Sweden has proposed changes to the Qualified Domestic Minimum Top-Up Tax (QDMTT) rules under the Minimum Taxation Directive (2022/2523), making joint ventures and their subsidiaries directly liable for Swedish domestic top-up tax.
Sweden’s Ministry of Finance has issued a memorandum Fi2026/0119 on 25 May 2026 proposing amendments to the rules on Qualified Domestic Minimum Top-Up Tax (QDMTT) under the Minimum Taxation Directive (2022/2523), aimed at changing how joint ventures and their subsidiaries are treated for Pillar Two purposes.
Under the proposal, a joint venture resident in Sweden and its subsidiaries will become directly liable for the full amount of Swedish domestic top-up tax allocated to them, provided they belong to a group within the scope of the top-up tax rules. The same liability structure will also apply to subsidiaries of joint ventures.
The reform would extend existing five-year exemption rules, including those for groups in the initial phase of international activity and groups consisting solely of domestic operations during their first five years under the supplementary tax regime. These exemptions will also apply to Swedish national supplementary tax borne by joint ventures and their subsidiaries.
If the full top-up tax is not collected through Swedish domestic rules, a parent entity will remain liable under the primary rule for its share of any outstanding amount, according to the proposal.
The Ministry of Finance said the current framework places liability on entities other than the joint venture itself, which prevents Swedish QDMTT from qualifying for other jurisdictions’ safe harbour rules. This can lead to parallel taxation outcomes where Sweden collects the full top-up tax while foreign jurisdictions may still impose liability under primary or secondary Pillar Two rules. The proposed amendments aim to address this issue and align the Swedish regime with international safe harbour treatment.

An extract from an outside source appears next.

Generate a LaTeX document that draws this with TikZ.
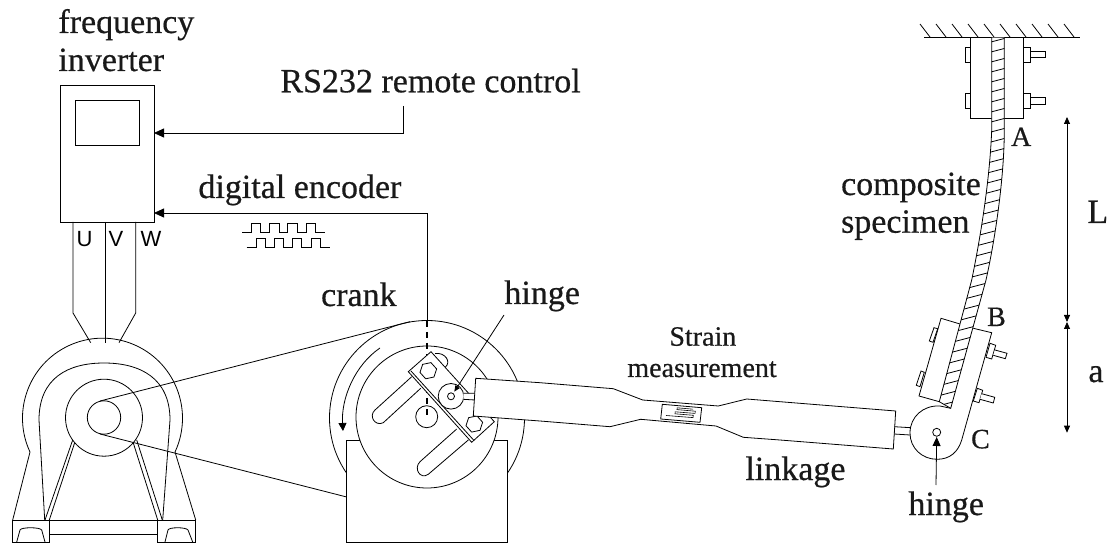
\documentclass[tikz,border=0pt]{standalone}
\usepackage{fontspec}
\setmainfont{Liberation Serif}
\newfontfamily\lblfont{Liberation Serif}[FakeBold=0.5]
\newfontfamily\uvwfont{Liberation Sans}
\usetikzlibrary{arrows.meta,shapes.geometric}

\begin{document}
\begin{tikzpicture}[
    x=1pt,y=-1pt,
    line width=0.8pt,
    >={Triangle[length=10pt,width=9pt]},
    lab/.style={anchor=base west,inner sep=0pt,text=black!90,font=\lblfont\fontsize{34}{34}\selectfont},
    midlab/.style={anchor=base west,inner sep=0pt,text=black!90,font=\lblfont\fontsize{28}{28}\selectfont},
    letter/.style={anchor=base,inner sep=0pt,font=\uvwfont\fontsize{22}{22}\selectfont},
    panel/.style={draw,fill=white,inner sep=0pt,outer sep=0pt},
    hexbolt/.style={draw,fill=white,regular polygon,regular polygon sides=6,inner sep=0pt,minimum size=17pt},
    arr/.style={->,line width=0.8pt},
    smallarr/.style={-{Triangle[length=6pt,width=5pt]},line width=0.8pt},
    part/.style={draw,fill=white}
]
\useasboundingbox (0,0) rectangle (1109,545);

% frequency inverter
\node[panel,minimum width=94pt,minimum height=137pt] (inverter) at (107,153.5) {};
\node[panel,minimum width=64pt,minimum height=45pt] (screen) at (107,122.5) {};
\draw (73,222) -- (73,313) -- (90.7,342.7);
\draw (105,222) -- (105,342.7);
\draw (135.7,222) -- (135.7,313) -- (119,342.7);
\node[letter] (phaseu) at (84.5,246.7) {U};
\node[letter] (phasev) at (116,246.7) {V};
\node[letter] (phasew) at (151,246.7) {W};

% motor
\draw (12.7,520) -- (30,452) arc[start angle=155,end angle=385,radius=80] -- (195.7,520);
\draw (44.7,520) -- (39,420) .. controls (39,378) and (68,363) .. (104,363) .. controls (140,363) and (170,378) .. (170,420) -- (162.7,520);
\draw (72.7,440) -- (45,520);
\draw (75,441.7) -- (49.3,520);
\draw (133.3,443) -- (157.7,520);
\draw (136.7,440) -- (162.3,520);
\draw[part] (104,417.7) circle (38.5);
\draw[part] (104,417.5) circle (16.7);
\draw (12.7,520) rectangle (49.7,542);
\draw (157.7,520) rectangle (195.7,542);
\draw (49.7,520) -- (157.7,520);
\draw (49.7,534) -- (157.7,534);
\draw (16.7,542) -- (20,530) .. controls (21,527) and (40,527) .. (41.7,530) -- (45,542);
\draw (165,542) -- (168,530) .. controls (169,527) and (186,527) .. (188,530) -- (192.7,542);

% belt
\draw (100,401) -- (410,321.7);
\draw (100,434) -- (346.7,497);

% crank
\draw (427,418) circle (97.5);
\draw[part] (346.7,440) rectangle (507.3,542);
\draw[part] (427,417) circle (71);
\draw[part] (411.7,376.7) -- (375,410) .. controls (368.3,416) and (375,426.7) .. (383.3,422.7) -- (420.7,388.3);
\draw[part] (456.7,429) -- (420,461.7) .. controls (413.3,468.3) and (420,480) .. (428.3,474.3) -- (468.3,440);
\draw[part] (426.7,416.7) circle (11);
\draw[dashed,line width=1.2pt,dash pattern=on 6pt off 5pt] (427,321) -- (427,417);
\draw (435,353.5) .. controls (445,352) and (452,362) .. (445,367.5);
\draw[part] (431,351.7) -- (408.3,371.7) -- (471.7,442.3) -- (494.3,421.7) -- cycle;
\draw (411,371) -- (474,440.5);
\node[hexbolt,rotate=12] (bolttop) at (428.3,370.7) {};
\node[hexbolt,rotate=12] (boltlow) at (474.3,424) {};
\draw[part] (451,396.3) circle (12.8);
\draw[part] (451,396.3) circle (3.5);
\draw[part] (463.3,393.3) -- (476,393.3) -- (475,400) -- (463.3,399.3);
\draw[smallarr] (504,315) -- (454.3,391.7);
\draw[->,>={Triangle[length=8pt,width=8pt]},line width=0.8pt] (380,348) .. controls (355,365) and (341,398) .. (343,431);

% linkage
\draw[part] (475.7,378.3) -- (540,382.7) -- (613.3,388.7) -- (642.7,400) -- (718.3,406) -- (746.7,399) -- (780,401.7) -- (895.7,411) -- (893.3,449) -- (780,440) -- (743.3,437.3) -- (716,426) -- (640.7,419.3) -- (610,426.7) -- (540,421) -- (473.3,416) -- cycle;
\draw (662.3,404.3) -- (701.7,407.7) -- (700,422.3) -- (660.7,419) -- cycle;
\draw[line width=0.6pt] (666,415.5) -- (693,417.6) -- (693.3,415.3) -- (675,413.8) -- (675.2,411.8) -- (695,413.4) -- (695.3,411.2) -- (677,409.6) -- (677.2,407.8) -- (693,409.2);

% clevis
\draw[part] (950.7,408.3) -- (940,406) .. controls (923,405) and (910,417) .. (910,433) .. controls (910,448) and (922,459.3) .. (937,459.3) .. controls (950,459.3) and (958,452) .. (961.7,440) -- (991.7,332.7) -- (973.3,328.3);
\draw (894.3,426.7) -- (910.7,427.7);
\draw (894,434) -- (910,435);
\draw[part] (936.7,432.3) circle (4);

% clamp at B
\draw[part] (960,324) -- (941,318.3) -- (919,396) -- (939.3,401.7);
\draw[part] (934,327.7) -- (937.7,328.7) -- (933,342.3) -- (929.3,341) -- cycle;
\draw[part] (921,371) -- (924.3,372.3) -- (920,386.7) -- (916.3,385.3) -- cycle;
\draw[part] (990,343.3) -- (995.7,345.3) -- (991.7,359) -- (986,357.3) -- cycle;
\draw[part] (995,350) -- (1007,353.3) -- (1005.3,358.7) -- (993.3,355.3);
\draw[part] (977.3,388.3) -- (982.7,390.3) -- (979,402.7) -- (973.3,401) -- cycle;
\draw[part] (981.7,393.7) -- (994.7,397.3) -- (993.3,403) -- (980,399.3);

% clamp at A and ceiling
\draw[part] (970.7,37.7) rectangle (1023.3,118.3);
\draw[part] (965,47.3) rectangle (970.7,62);
\draw[part] (965,93.3) rectangle (970.7,108.3);
\draw[part] (1023.3,47.3) rectangle (1030.7,62);
\draw[part] (1023.3,93.3) rectangle (1030.7,108.3);
\draw[part] (1030.7,51.7) rectangle (1045,57.3);
\draw[part] (1030.7,97.7) rectangle (1045,104);
\draw (924,37.7) -- (1080,37.7);
\foreach \x in {0,...,9}
    \draw (920+16*\x,24) -- (930.5+16*\x,37.7);

% specimen
\draw[part] (991.7,37.7) -- (991.7,130) .. controls (990,175) and (982,230) .. (971.7,280) -- (939.3,401.7) -- (950.7,408.3) -- (986,280) .. controls (996,235) and (1004.3,175) .. (1004.3,130) -- (1004.3,37.7);
\begin{scope}
    \clip (991.7,37.7) -- (991.7,130) .. controls (990,175) and (982,230) .. (971.7,280) -- (939.3,401.7) -- (950.7,408.3) -- (986,280) .. controls (996,235) and (1004.3,175) .. (1004.3,130) -- (1004.3,37.7) -- cycle;
    \foreach \y in {30,40,...,430}
        \draw (930,\y+18) -- (1010,\y-3);
\end{scope}

% signal lines
\coordinate (rsfree) at (403,106);
\coordinate (rsend) at (inverter.east |- 0,133);
\draw[arr] (rsfree) |- (rsend);
\coordinate (encfree) at (427,321);
\coordinate (encend) at (inverter.east |- 0,213);
\draw[arr] (encfree) |- (encend);
\draw[line width=0.7pt] (242.3,232) -- (251.7,232) -- (251.7,223) -- (260.7,223) -- (260.7,232) -- (269.3,232) -- (269.3,223) -- (279,223) -- (279,232) -- (287.7,232) -- (287.7,223) -- (297.3,223) -- (297.3,232) -- (306,232) -- (306,223) -- (315.7,223) -- (315.7,232) -- (325,232);
\draw[line width=0.7pt] (246.7,247) -- (256.7,247) -- (256.7,238) -- (265.7,238) -- (265.7,247) -- (274.3,247) -- (274.3,238) -- (283.3,238) -- (283.3,247) -- (292.7,247) -- (292.7,238) -- (301.7,238) -- (301.7,247) -- (311,247) -- (311,238) -- (320.7,238) -- (320.7,247) -- (330,247);

% hinge C pointer
\coordinate (hingefree) at (936,485);
\coordinate (hingeend) at (936.7,437);
\draw[->,>={Triangle[length=9pt,width=8pt]},line width=0.8pt] (hingefree) -- (hingeend);

% dimensions
\coordinate (dimA) at (1067,117);
\coordinate (dimB) at (1067,322);
\coordinate (dimC) at (1067,432.7);
\draw[<->,>={Triangle[length=7pt,width=6pt]},line width=0.8pt] (dimA) -- (dimB);
\draw[<->,>={Triangle[length=7pt,width=6pt]},line width=0.8pt] (dimB) -- (dimC);

% labels
\node[lab] (lblfreq) at (58,33) {frequency};
\node[lab] (lblinv) at (58,71) {inverter};
\node[lab] (lblrs) at (280,92.3) {RS232 remote control};
\node[lab] (lbldig) at (198,198) {digital encoder};
\node[lab] (lblcrank) at (320.7,306) {crank};
\node[lab] (lblhinge) at (504,304) {hinge};
\node[midlab] (lblstrain) at (669,345.7) {Strain};
\node[midlab] (lblmeas) at (627,377) {measurement};
\node[lab] (lbllink) at (745,480) {linkage};
\node[lab] (lblhinb) at (908,515) {hinge};
\node[lab] (lblcomp) at (840.7,195) {composite};
\node[lab] (lblspec) at (840.7,232.7) {specimen};
\node[midlab] (lblA) at (1010.7,146) {A};
\node[midlab] (lblB) at (986.7,326) {B};
\node[midlab] (lblC) at (970.7,448.3) {C};
\node[lab] (lblL) at (1087,223) {L};
\node[lab] (lbla) at (1088,382) {a};

\end{tikzpicture}
\end{document}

Administrative changes are also included. Joint ventures and their subsidiaries that become liable for Swedish QDMTT will be required to submit a top-up tax return, and related procedural rules will be adjusted accordingly. Other requirements under the broader Pillar Two framework, including registration and record-keeping obligations, are also reflected in the proposal.

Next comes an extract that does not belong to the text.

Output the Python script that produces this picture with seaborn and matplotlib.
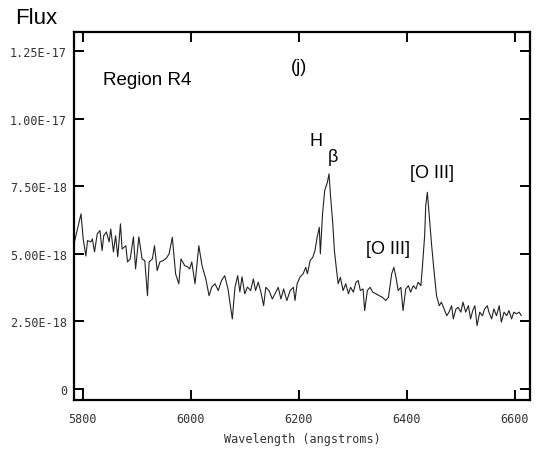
import numpy as np
import pandas as pd
import matplotlib
matplotlib.use("Agg")
import matplotlib.pyplot as plt
import seaborn as sns

# ---- data ----
wavelength = [5784, 5797, 5801, 5806, 5809, 5815, 5818, 5822, 5827, 5832, 5836, 5839,
              5844, 5849, 5852, 5857, 5861, 5865, 5870, 5873, 5880, 5883, 5888, 5894,
              5898, 5904, 5910, 5915, 5920, 5923, 5929, 5933, 5938, 5943, 5949, 5955,
              5960, 5966, 5972, 5978, 5982, 5989, 5994, 5998, 6002, 6008, 6015, 6021,
              6028, 6034, 6039, 6045, 6051, 6057, 6063, 6069, 6077, 6082, 6087, 6091,
              6095, 6100, 6105, 6111, 6116, 6120, 6125, 6130, 6135, 6139, 6145, 6151,
              6156, 6162, 6167, 6172, 6178, 6184, 6190, 6193, 6197, 6202, 6208, 6213,
              6216, 6221, 6226, 6230, 6234, 6238, 6240, 6244, 6248, 6253, 6256, 6259,
              6263, 6266, 6270, 6273, 6277, 6282, 6287, 6292, 6296, 6301, 6306, 6310,
              6314, 6319, 6322, 6327, 6332, 6337, 6343, 6349, 6355, 6361, 6366, 6372,
              6376, 6380, 6384, 6389, 6393, 6398, 6403, 6407, 6412, 6417, 6421, 6426,
              6429, 6433, 6435, 6438, 6441, 6446, 6450, 6455, 6460, 6464, 6469, 6474,
              6478, 6483, 6486, 6491, 6495, 6500, 6504, 6509, 6514, 6518, 6522, 6526,
              6530, 6535, 6540, 6544, 6549, 6552, 6557, 6561, 6566, 6571, 6575, 6580,
              6585, 6589, 6594, 6598, 6603, 6608, 6612]
flux_e18 = [5.37, 6.48, 5.55, 4.92, 5.49, 5.44, 5.55, 5.07, 5.74, 5.86, 5.12, 5.67,
            5.81, 5.44, 5.92, 5.07, 5.67, 4.89, 6.11, 5.18, 5.30, 4.70, 4.81, 5.63,
            4.44, 5.63, 4.81, 4.75, 3.45, 4.70, 4.81, 5.30, 4.38, 4.70, 4.75, 4.84,
            5.00, 5.61, 4.26, 3.89, 4.81, 4.56, 4.52, 4.44, 4.70, 3.89, 5.30, 4.56,
            4.07, 3.45, 3.77, 3.89, 3.64, 4.01, 4.19, 3.70, 2.59, 3.77, 4.19, 3.59,
            4.15, 3.52, 3.77, 3.64, 4.07, 3.64, 3.95, 3.58, 3.08, 3.76, 3.64, 3.33,
            3.52, 3.76, 3.33, 3.70, 3.27, 3.64, 3.76, 3.27, 3.89, 4.13, 4.26, 4.50,
            4.26, 4.75, 4.87, 5.12, 5.61, 5.98, 5.00, 6.48, 7.34, 7.65, 7.96, 7.09,
            6.11, 5.12, 4.38, 3.89, 4.13, 3.64, 3.89, 3.52, 3.76, 3.58, 3.95, 4.01,
            3.64, 3.70, 2.90, 3.64, 3.76, 3.58, 3.52, 3.45, 3.39, 3.27, 3.39, 4.26,
            4.50, 4.13, 3.64, 3.76, 2.90, 3.70, 3.82, 3.58, 3.82, 3.70, 3.95, 3.82,
            4.56, 5.67, 6.78, 7.28, 6.54, 5.30, 4.44, 3.45, 3.08, 3.21, 2.96, 2.71,
            2.84, 3.08, 2.59, 2.96, 3.02, 2.84, 3.21, 2.84, 3.08, 2.59, 2.90, 3.08,
            2.34, 2.84, 2.71, 2.96, 3.08, 2.84, 2.59, 2.96, 2.71, 3.08, 2.47, 2.84,
            2.71, 2.90, 2.59, 2.84, 2.78, 2.84, 2.71]

x_ticks = [5800, 6000, 6200, 6400, 6600]
x_tick_labels = ["5800", "6000", "6200", "6400", "6600"]
y_ticks = [0, 2.5e-18, 5.0e-18, 7.5e-18, 1.0e-17, 1.25e-17]
y_tick_labels = ["0", "2.50E-18", "5.00E-18", "7.50E-18", "1.00E-17", "1.25E-17"]

df = pd.DataFrame({"wavelength": wavelength,
                   "flux": np.array(flux_e18) * 1e-18})

sns.set_theme(style="white")
plt.rcParams["font.family"] = ["Liberation Sans", "DejaVu Sans"]

fig = plt.figure(figsize=(5.38, 4.52), dpi=100)
ax = fig.add_axes([74 / 538, 1 - 400.7 / 452, (530 - 74) / 538, (400.7 - 33.3) / 452])

sns.lineplot(data=df, x="wavelength", y="flux", ax=ax, color="#222222",
             linewidth=0.8, estimator=None, sort=False)

ax.set_xlim(5784, 6628)
ax.set_ylim(-0.40e-18, 13.2e-18)

for s in ax.spines.values():
    s.set_visible(True)
    s.set_color("black")
    s.set_linewidth(1.6)

mono = "DejaVu Sans Mono"
ax.set_xticks(x_ticks)
ax.set_xticklabels(x_tick_labels, fontfamily=mono, fontsize=8.5, color="#333333")
ax.set_yticks(y_ticks)
ax.set_yticklabels(y_tick_labels, fontfamily=mono, fontsize=8.5, color="#333333")
ax.tick_params(axis="both", which="major", direction="in", length=7.5, width=1.4,
               top=True, right=True, bottom=True, left=True, color="black")
ax.tick_params(axis="x", pad=9)
ax.tick_params(axis="y", pad=5)

ax.set_xlabel("Wavelength (angstroms)", fontfamily=mono, fontsize=8.5,
              color="#333333", labelpad=5)
ax.set_ylabel("")

fig.text(15 / 538, 1 - 18 / 452, "Flux", fontsize=16, va="center", ha="left",
         color="black")
ax.text(5920, 11.45e-18, "Region R4", fontsize=13.5, ha="center", va="center",
        color="black")
ax.text(6200, 11.95e-18, "(j)", fontsize=13, ha="center", va="center", color="black")
ax.text(6232, 9.21e-18, "H", fontsize=13, ha="center", va="center", color="black")
ax.text(6263, 8.60e-18, "β", fontsize=13, ha="center", va="center", color="black")
ax.text(6446, 8.0e-18, "[O III]", fontsize=13, ha="center", va="center", color="black")
ax.text(6365, 5.2e-18, "[O III]", fontsize=13, ha="center", va="center", color="black")

fig.savefig("out.png", dpi=100)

The changes are proposed to enter into force on 1 March 2027 and apply to fiscal years beginning after 28 February 2027. A transitional option will allow reporting entities, joint ventures and subsidiaries to apply the rules retroactively for fiscal years beginning after 31 December 2024.
Earlier, Sweden published amendments to its Top-up Tax Act (2023:875) in the Official Gazette (SFS 2026:305) on 31 March 2026, allowing a single resident group entity to assume responsibility for a group’s supplementary top-up tax under domestic Pillar Two rules.